• **PROBLEM STATEMENT**:
Output all lines exactly.

-- START OF THE DATA --

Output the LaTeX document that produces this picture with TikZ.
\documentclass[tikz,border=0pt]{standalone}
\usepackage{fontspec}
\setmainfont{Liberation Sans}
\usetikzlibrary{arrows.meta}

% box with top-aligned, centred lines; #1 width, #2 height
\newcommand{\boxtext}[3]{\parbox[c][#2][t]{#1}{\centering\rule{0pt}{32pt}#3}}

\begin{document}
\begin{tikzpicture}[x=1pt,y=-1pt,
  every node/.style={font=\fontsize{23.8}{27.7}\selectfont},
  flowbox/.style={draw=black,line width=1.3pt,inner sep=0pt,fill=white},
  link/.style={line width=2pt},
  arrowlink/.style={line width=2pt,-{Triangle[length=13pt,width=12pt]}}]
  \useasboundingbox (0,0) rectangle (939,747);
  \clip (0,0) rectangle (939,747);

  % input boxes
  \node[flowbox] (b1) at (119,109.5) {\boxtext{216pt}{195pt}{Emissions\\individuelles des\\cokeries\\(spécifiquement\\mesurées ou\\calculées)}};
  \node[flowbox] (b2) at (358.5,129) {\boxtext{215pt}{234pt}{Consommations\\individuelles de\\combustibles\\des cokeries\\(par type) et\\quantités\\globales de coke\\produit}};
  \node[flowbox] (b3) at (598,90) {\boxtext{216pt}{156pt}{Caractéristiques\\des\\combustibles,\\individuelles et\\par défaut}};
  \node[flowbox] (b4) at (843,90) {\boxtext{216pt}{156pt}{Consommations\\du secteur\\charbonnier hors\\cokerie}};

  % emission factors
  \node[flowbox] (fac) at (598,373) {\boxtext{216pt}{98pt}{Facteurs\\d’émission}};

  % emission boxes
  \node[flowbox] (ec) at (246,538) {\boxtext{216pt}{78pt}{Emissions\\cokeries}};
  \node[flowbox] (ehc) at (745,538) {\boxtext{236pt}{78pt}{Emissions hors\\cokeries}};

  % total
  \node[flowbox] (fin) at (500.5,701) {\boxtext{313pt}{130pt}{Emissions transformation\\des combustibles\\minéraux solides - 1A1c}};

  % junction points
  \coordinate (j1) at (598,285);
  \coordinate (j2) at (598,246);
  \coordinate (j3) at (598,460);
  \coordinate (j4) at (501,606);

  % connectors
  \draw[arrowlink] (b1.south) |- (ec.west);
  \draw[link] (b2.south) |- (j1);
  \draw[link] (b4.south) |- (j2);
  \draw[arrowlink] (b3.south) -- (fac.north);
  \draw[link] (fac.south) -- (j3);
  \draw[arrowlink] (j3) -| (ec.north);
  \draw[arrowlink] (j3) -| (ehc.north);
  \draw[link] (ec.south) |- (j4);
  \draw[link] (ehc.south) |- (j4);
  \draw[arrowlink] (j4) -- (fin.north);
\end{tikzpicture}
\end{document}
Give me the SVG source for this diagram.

-- END OF THE DATA --

• **CORRECT ANSWER**:
Output the LaTeX document that produces this picture with TikZ.
\documentclass[tikz,border=0pt]{standalone}
\usepackage{fontspec}
\setmainfont{Liberation Sans}
\usetikzlibrary{arrows.meta}

% box with top-aligned, centred lines; #1 width, #2 height
\newcommand{\boxtext}[3]{\parbox[c][#2][t]{#1}{\centering\rule{0pt}{32pt}#3}}

\begin{document}
\begin{tikzpicture}[x=1pt,y=-1pt,
  every node/.style={font=\fontsize{23.8}{27.7}\selectfont},
  flowbox/.style={draw=black,line width=1.3pt,inner sep=0pt,fill=white},
  link/.style={line width=2pt},
  arrowlink/.style={line width=2pt,-{Triangle[length=13pt,width=12pt]}}]
  \useasboundingbox (0,0) rectangle (939,747);
  \clip (0,0) rectangle (939,747);

  % input boxes
  \node[flowbox] (b1) at (119,109.5) {\boxtext{216pt}{195pt}{Emissions\\individuelles des\\cokeries\\(spécifiquement\\mesurées ou\\calculées)}};
  \node[flowbox] (b2) at (358.5,129) {\boxtext{215pt}{234pt}{Consommations\\individuelles de\\combustibles\\des cokeries\\(par type) et\\quantités\\globales de coke\\produit}};
  \node[flowbox] (b3) at (598,90) {\boxtext{216pt}{156pt}{Caractéristiques\\des\\combustibles,\\individuelles et\\par défaut}};
  \node[flowbox] (b4) at (843,90) {\boxtext{216pt}{156pt}{Consommations\\du secteur\\charbonnier hors\\cokerie}};

  % emission factors
  \node[flowbox] (fac) at (598,373) {\boxtext{216pt}{98pt}{Facteurs\\d’émission}};

  % emission boxes
  \node[flowbox] (ec) at (246,538) {\boxtext{216pt}{78pt}{Emissions\\cokeries}};
  \node[flowbox] (ehc) at (745,538) {\boxtext{236pt}{78pt}{Emissions hors\\cokeries}};

  % total
  \node[flowbox] (fin) at (500.5,701) {\boxtext{313pt}{130pt}{Emissions transformation\\des combustibles\\minéraux solides - 1A1c}};

  % junction points
  \coordinate (j1) at (598,285);
  \coordinate (j2) at (598,246);
  \coordinate (j3) at (598,460);
  \coordinate (j4) at (501,606);

  % connectors
  \draw[arrowlink] (b1.south) |- (ec.west);
  \draw[link] (b2.south) |- (j1);
  \draw[link] (b4.south) |- (j2);
  \draw[arrowlink] (b3.south) -- (fac.north);
  \draw[link] (fac.south) -- (j3);
  \draw[arrowlink] (j3) -| (ec.north);
  \draw[arrowlink] (j3) -| (ehc.north);
  \draw[link] (ec.south) |- (j4);
  \draw[link] (ehc.south) |- (j4);
  \draw[arrowlink] (j4) -- (fin.north);
\end{tikzpicture}
\end{document}
Give me the SVG source for this diagram.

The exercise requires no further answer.